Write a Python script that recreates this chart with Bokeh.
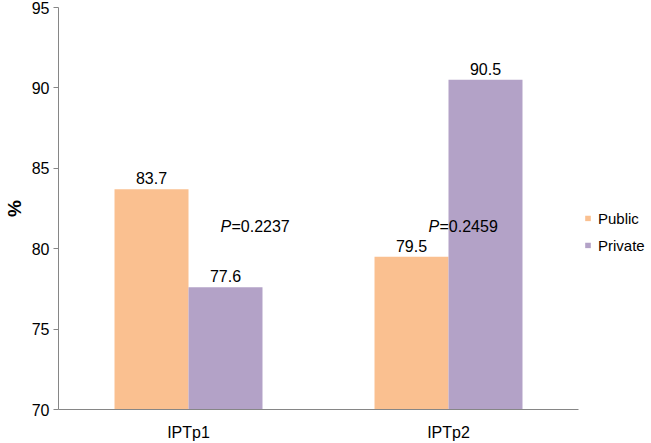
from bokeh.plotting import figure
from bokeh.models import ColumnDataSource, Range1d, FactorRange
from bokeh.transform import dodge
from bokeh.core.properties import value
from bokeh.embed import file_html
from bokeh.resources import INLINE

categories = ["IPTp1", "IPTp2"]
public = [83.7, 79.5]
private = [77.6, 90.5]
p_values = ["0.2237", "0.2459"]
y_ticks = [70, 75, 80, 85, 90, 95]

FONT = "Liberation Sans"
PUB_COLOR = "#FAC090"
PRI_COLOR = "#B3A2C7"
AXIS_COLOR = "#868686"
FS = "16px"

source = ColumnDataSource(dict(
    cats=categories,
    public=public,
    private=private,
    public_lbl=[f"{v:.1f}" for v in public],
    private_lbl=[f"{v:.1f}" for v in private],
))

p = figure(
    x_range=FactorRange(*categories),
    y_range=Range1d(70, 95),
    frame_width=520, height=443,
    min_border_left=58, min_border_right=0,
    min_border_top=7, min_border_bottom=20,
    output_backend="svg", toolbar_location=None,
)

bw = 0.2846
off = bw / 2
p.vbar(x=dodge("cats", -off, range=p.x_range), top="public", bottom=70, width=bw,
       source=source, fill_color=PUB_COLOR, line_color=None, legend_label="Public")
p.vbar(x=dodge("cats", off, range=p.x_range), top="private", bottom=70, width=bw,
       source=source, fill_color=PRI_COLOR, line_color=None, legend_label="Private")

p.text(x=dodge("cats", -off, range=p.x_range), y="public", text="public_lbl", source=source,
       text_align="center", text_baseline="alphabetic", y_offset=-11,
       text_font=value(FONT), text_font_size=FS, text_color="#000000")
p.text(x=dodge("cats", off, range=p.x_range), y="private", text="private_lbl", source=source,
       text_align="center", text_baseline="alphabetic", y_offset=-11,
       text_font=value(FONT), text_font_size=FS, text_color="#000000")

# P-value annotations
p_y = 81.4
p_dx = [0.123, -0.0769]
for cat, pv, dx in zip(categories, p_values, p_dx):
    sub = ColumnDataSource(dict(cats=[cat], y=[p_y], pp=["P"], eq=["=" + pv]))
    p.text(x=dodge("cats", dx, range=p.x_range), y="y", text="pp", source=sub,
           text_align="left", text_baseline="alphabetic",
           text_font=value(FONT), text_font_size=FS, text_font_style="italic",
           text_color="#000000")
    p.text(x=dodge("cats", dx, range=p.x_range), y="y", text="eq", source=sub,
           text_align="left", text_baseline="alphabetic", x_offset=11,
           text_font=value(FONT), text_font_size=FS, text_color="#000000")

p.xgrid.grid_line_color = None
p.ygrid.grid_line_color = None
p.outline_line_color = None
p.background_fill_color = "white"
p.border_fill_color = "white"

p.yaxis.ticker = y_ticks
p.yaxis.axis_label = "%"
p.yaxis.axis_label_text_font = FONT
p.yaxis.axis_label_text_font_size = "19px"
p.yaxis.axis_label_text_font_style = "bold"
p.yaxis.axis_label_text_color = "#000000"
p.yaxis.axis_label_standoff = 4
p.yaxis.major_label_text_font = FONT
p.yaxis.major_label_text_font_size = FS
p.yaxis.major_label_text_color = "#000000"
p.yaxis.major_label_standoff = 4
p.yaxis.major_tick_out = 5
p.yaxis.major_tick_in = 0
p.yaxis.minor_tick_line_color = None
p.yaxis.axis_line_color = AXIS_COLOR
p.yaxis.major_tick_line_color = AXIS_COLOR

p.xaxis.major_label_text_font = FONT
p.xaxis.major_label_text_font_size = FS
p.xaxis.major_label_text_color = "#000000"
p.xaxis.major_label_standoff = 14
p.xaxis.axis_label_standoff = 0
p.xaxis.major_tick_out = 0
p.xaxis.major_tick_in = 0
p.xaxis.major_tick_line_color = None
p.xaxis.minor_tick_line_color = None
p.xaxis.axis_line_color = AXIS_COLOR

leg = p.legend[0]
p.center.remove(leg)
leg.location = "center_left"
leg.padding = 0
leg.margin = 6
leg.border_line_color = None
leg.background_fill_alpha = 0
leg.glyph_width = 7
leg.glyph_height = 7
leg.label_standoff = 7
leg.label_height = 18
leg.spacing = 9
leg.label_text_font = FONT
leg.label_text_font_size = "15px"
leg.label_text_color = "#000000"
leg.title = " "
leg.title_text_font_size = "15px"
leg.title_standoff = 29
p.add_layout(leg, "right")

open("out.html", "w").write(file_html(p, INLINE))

**Given request**
Give every line back word for word and leave the pictures out.

**Solution to the problem**
Write a Python script that recreates this chart with Bokeh.
from bokeh.plotting import figure
from bokeh.models import ColumnDataSource, Range1d, FactorRange
from bokeh.transform import dodge
from bokeh.core.properties import value
from bokeh.embed import file_html
from bokeh.resources import INLINE

categories = ["IPTp1", "IPTp2"]
public = [83.7, 79.5]
private = [77.6, 90.5]
p_values = ["0.2237", "0.2459"]
y_ticks = [70, 75, 80, 85, 90, 95]

FONT = "Liberation Sans"
PUB_COLOR = "#FAC090"
PRI_COLOR = "#B3A2C7"
AXIS_COLOR = "#868686"
FS = "16px"

source = ColumnDataSource(dict(
    cats=categories,
    public=public,
    private=private,
    public_lbl=[f"{v:.1f}" for v in public],
    private_lbl=[f"{v:.1f}" for v in private],
))

p = figure(
    x_range=FactorRange(*categories),
    y_range=Range1d(70, 95),
    frame_width=520, height=443,
    min_border_left=58, min_border_right=0,
    min_border_top=7, min_border_bottom=20,
    output_backend="svg", toolbar_location=None,
)

bw = 0.2846
off = bw / 2
p.vbar(x=dodge("cats", -off, range=p.x_range), top="public", bottom=70, width=bw,
       source=source, fill_color=PUB_COLOR, line_color=None, legend_label="Public")
p.vbar(x=dodge("cats", off, range=p.x_range), top="private", bottom=70, width=bw,
       source=source, fill_color=PRI_COLOR, line_color=None, legend_label="Private")

p.text(x=dodge("cats", -off, range=p.x_range), y="public", text="public_lbl", source=source,
       text_align="center", text_baseline="alphabetic", y_offset=-11,
       text_font=value(FONT), text_font_size=FS, text_color="#000000")
p.text(x=dodge("cats", off, range=p.x_range), y="private", text="private_lbl", source=source,
       text_align="center", text_baseline="alphabetic", y_offset=-11,
       text_font=value(FONT), text_font_size=FS, text_color="#000000")

# P-value annotations
p_y = 81.4
p_dx = [0.123, -0.0769]
for cat, pv, dx in zip(categories, p_values, p_dx):
    sub = ColumnDataSource(dict(cats=[cat], y=[p_y], pp=["P"], eq=["=" + pv]))
    p.text(x=dodge("cats", dx, range=p.x_range), y="y", text="pp", source=sub,
           text_align="left", text_baseline="alphabetic",
           text_font=value(FONT), text_font_size=FS, text_font_style="italic",
           text_color="#000000")
    p.text(x=dodge("cats", dx, range=p.x_range), y="y", text="eq", source=sub,
           text_align="left", text_baseline="alphabetic", x_offset=11,
           text_font=value(FONT), text_font_size=FS, text_color="#000000")

p.xgrid.grid_line_color = None
p.ygrid.grid_line_color = None
p.outline_line_color = None
p.background_fill_color = "white"
p.border_fill_color = "white"

p.yaxis.ticker = y_ticks
p.yaxis.axis_label = "%"
p.yaxis.axis_label_text_font = FONT
p.yaxis.axis_label_text_font_size = "19px"
p.yaxis.axis_label_text_font_style = "bold"
p.yaxis.axis_label_text_color = "#000000"
p.yaxis.axis_label_standoff = 4
p.yaxis.major_label_text_font = FONT
p.yaxis.major_label_text_font_size = FS
p.yaxis.major_label_text_color = "#000000"
p.yaxis.major_label_standoff = 4
p.yaxis.major_tick_out = 5
p.yaxis.major_tick_in = 0
p.yaxis.minor_tick_line_color = None
p.yaxis.axis_line_color = AXIS_COLOR
p.yaxis.major_tick_line_color = AXIS_COLOR

p.xaxis.major_label_text_font = FONT
p.xaxis.major_label_text_font_size = FS
p.xaxis.major_label_text_color = "#000000"
p.xaxis.major_label_standoff = 14
p.xaxis.axis_label_standoff = 0
p.xaxis.major_tick_out = 0
p.xaxis.major_tick_in = 0
p.xaxis.major_tick_line_color = None
p.xaxis.minor_tick_line_color = None
p.xaxis.axis_line_color = AXIS_COLOR

leg = p.legend[0]
p.center.remove(leg)
leg.location = "center_left"
leg.padding = 0
leg.margin = 6
leg.border_line_color = None
leg.background_fill_alpha = 0
leg.glyph_width = 7
leg.glyph_height = 7
leg.label_standoff = 7
leg.label_height = 18
leg.spacing = 9
leg.label_text_font = FONT
leg.label_text_font_size = "15px"
leg.label_text_color = "#000000"
leg.title = " "
leg.title_text_font_size = "15px"
leg.title_standoff = 29
p.add_layout(leg, "right")

open("out.html", "w").write(file_html(p, INLINE))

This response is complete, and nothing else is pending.